-- start of Data for processing --

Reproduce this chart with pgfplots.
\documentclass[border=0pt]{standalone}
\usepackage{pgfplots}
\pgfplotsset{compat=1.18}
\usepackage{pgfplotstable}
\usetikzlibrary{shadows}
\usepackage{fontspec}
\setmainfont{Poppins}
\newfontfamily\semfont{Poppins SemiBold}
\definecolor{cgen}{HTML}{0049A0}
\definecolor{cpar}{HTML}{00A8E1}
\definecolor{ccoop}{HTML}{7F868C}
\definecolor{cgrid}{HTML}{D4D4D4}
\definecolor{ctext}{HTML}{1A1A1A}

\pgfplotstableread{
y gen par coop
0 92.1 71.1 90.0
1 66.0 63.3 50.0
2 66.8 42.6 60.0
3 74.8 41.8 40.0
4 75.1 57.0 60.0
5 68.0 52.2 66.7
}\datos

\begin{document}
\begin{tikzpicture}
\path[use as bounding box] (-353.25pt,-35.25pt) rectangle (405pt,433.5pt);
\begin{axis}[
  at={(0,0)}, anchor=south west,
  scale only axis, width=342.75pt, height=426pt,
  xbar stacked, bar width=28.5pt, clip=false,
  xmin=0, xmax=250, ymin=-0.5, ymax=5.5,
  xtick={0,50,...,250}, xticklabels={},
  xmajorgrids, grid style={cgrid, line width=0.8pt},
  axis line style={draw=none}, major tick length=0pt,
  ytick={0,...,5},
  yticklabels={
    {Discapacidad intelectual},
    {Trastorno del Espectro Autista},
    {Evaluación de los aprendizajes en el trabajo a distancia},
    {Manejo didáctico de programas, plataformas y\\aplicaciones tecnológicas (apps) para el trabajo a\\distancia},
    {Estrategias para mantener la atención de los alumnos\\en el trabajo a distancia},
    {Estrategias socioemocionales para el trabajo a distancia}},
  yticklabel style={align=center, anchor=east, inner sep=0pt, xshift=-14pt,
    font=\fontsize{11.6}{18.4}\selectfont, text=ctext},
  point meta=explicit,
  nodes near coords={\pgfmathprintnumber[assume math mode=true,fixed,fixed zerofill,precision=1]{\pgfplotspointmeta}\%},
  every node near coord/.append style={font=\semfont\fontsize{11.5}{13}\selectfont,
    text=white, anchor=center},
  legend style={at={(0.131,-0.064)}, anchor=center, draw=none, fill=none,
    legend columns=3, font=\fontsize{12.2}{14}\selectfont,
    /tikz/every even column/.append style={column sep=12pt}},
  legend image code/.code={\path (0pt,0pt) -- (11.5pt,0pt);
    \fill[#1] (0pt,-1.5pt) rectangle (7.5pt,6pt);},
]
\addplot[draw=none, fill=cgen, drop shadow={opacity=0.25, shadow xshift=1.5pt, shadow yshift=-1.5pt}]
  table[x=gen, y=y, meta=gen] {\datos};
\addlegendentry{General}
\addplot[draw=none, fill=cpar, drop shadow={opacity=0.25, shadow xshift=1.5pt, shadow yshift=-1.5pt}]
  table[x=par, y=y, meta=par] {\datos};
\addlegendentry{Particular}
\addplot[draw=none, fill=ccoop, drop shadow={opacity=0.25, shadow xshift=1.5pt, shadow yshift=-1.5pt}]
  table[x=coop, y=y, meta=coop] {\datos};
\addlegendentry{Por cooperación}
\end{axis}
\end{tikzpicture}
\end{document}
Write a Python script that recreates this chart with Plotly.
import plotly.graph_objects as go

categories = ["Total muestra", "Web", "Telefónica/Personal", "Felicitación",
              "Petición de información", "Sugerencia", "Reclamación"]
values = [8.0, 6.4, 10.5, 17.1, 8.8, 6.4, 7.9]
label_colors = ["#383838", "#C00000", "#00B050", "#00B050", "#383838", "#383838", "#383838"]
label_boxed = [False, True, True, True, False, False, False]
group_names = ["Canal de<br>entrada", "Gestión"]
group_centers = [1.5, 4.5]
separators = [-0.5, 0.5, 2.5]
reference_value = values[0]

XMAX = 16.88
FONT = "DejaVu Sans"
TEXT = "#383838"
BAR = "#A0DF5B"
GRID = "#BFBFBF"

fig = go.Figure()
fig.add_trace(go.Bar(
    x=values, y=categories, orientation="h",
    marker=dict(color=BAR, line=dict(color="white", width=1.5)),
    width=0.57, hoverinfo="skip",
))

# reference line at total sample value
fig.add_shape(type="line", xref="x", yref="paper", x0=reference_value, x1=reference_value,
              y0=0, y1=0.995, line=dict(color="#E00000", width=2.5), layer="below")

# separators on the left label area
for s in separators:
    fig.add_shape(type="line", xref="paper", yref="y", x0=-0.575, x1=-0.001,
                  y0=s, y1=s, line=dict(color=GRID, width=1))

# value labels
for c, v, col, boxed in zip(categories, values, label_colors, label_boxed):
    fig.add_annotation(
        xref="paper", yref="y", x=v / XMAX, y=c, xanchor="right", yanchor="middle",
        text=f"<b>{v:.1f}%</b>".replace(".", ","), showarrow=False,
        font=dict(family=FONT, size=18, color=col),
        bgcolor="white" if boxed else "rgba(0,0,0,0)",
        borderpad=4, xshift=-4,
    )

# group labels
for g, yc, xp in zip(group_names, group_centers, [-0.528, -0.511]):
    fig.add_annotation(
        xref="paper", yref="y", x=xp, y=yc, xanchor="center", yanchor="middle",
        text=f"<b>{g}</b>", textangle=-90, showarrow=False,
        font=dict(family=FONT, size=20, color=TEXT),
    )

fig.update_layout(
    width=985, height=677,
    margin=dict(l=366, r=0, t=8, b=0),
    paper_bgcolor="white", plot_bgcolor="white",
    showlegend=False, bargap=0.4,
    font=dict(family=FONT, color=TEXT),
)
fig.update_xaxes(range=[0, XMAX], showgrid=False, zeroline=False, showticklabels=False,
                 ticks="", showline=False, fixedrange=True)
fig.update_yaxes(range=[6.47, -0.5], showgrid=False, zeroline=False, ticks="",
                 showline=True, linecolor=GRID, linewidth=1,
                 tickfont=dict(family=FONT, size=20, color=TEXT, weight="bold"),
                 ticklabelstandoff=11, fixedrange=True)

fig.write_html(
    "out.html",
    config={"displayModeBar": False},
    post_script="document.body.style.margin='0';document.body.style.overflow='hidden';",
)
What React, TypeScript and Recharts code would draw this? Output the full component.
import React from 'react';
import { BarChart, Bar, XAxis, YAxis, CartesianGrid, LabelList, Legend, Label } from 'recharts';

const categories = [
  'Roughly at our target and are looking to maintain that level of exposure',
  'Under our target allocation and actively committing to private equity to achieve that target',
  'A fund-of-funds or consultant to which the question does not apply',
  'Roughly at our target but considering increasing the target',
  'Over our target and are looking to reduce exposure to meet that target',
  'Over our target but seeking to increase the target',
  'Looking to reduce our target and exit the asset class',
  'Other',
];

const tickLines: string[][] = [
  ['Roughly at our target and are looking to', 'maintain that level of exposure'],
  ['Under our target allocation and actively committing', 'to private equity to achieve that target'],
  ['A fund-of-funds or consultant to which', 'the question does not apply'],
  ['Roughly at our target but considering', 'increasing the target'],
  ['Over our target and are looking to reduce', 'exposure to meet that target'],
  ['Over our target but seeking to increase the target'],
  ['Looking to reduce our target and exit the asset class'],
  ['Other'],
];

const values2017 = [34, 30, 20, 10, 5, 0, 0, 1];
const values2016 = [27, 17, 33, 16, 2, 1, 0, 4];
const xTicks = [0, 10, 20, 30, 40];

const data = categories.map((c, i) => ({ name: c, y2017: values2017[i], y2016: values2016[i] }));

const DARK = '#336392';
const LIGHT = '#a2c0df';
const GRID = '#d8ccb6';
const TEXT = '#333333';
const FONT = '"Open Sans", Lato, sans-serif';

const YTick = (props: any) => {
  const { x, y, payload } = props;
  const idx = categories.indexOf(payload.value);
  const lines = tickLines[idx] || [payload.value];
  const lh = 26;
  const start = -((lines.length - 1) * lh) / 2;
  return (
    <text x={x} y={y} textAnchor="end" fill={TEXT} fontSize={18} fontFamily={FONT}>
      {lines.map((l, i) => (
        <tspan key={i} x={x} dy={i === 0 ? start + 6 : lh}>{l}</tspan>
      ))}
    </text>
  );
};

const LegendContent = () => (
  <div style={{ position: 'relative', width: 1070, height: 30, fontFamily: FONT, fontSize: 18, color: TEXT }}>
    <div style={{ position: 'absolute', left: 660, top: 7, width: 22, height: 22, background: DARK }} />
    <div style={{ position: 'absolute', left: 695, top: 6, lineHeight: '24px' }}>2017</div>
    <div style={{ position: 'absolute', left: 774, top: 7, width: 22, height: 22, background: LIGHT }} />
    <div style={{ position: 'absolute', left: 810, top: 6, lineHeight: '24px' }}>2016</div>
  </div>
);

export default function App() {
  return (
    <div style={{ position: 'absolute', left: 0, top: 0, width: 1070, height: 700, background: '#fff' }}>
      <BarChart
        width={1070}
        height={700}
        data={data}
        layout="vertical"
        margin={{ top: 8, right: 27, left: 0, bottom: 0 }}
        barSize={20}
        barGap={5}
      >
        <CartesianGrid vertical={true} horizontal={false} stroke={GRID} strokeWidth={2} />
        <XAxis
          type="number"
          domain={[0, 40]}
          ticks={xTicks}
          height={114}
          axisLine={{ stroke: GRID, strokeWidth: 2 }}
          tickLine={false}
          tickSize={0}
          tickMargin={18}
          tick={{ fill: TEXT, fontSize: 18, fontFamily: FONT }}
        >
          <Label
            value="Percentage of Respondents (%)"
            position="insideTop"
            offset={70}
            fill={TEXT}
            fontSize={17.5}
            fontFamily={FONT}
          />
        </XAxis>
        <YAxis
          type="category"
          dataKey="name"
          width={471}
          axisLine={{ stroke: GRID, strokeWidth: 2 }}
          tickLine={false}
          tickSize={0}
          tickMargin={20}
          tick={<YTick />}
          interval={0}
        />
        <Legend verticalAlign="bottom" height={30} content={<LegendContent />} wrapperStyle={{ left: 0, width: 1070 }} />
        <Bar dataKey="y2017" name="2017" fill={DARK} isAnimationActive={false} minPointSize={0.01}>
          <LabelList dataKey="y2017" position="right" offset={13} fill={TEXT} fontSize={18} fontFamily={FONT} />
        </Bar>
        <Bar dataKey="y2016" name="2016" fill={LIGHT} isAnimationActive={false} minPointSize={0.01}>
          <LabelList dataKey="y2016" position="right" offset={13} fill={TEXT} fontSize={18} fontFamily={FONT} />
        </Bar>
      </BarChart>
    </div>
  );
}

-- end of Data for processing --

*Exercise prompt*. Begin with the line that has "Write a Python" in the listing above and end after the line that has "y0=s, y1=s, line=dict(color=GRID, width=1))"; output those lines exactly.

*Task result*.
Write a Python script that recreates this chart with Plotly.
import plotly.graph_objects as go

categories = ["Total muestra", "Web", "Telefónica/Personal", "Felicitación",
              "Petición de información", "Sugerencia", "Reclamación"]
values = [8.0, 6.4, 10.5, 17.1, 8.8, 6.4, 7.9]
label_colors = ["#383838", "#C00000", "#00B050", "#00B050", "#383838", "#383838", "#383838"]
label_boxed = [False, True, True, True, False, False, False]
group_names = ["Canal de<br>entrada", "Gestión"]
group_centers = [1.5, 4.5]
separators = [-0.5, 0.5, 2.5]
reference_value = values[0]

XMAX = 16.88
FONT = "DejaVu Sans"
TEXT = "#383838"
BAR = "#A0DF5B"
GRID = "#BFBFBF"

fig = go.Figure()
fig.add_trace(go.Bar(
    x=values, y=categories, orientation="h",
    marker=dict(color=BAR, line=dict(color="white", width=1.5)),
    width=0.57, hoverinfo="skip",
))

# reference line at total sample value
fig.add_shape(type="line", xref="x", yref="paper", x0=reference_value, x1=reference_value,
              y0=0, y1=0.995, line=dict(color="#E00000", width=2.5), layer="below")

# separators on the left label area
for s in separators:
    fig.add_shape(type="line", xref="paper", yref="y", x0=-0.575, x1=-0.001,
                  y0=s, y1=s, line=dict(color=GRID, width=1))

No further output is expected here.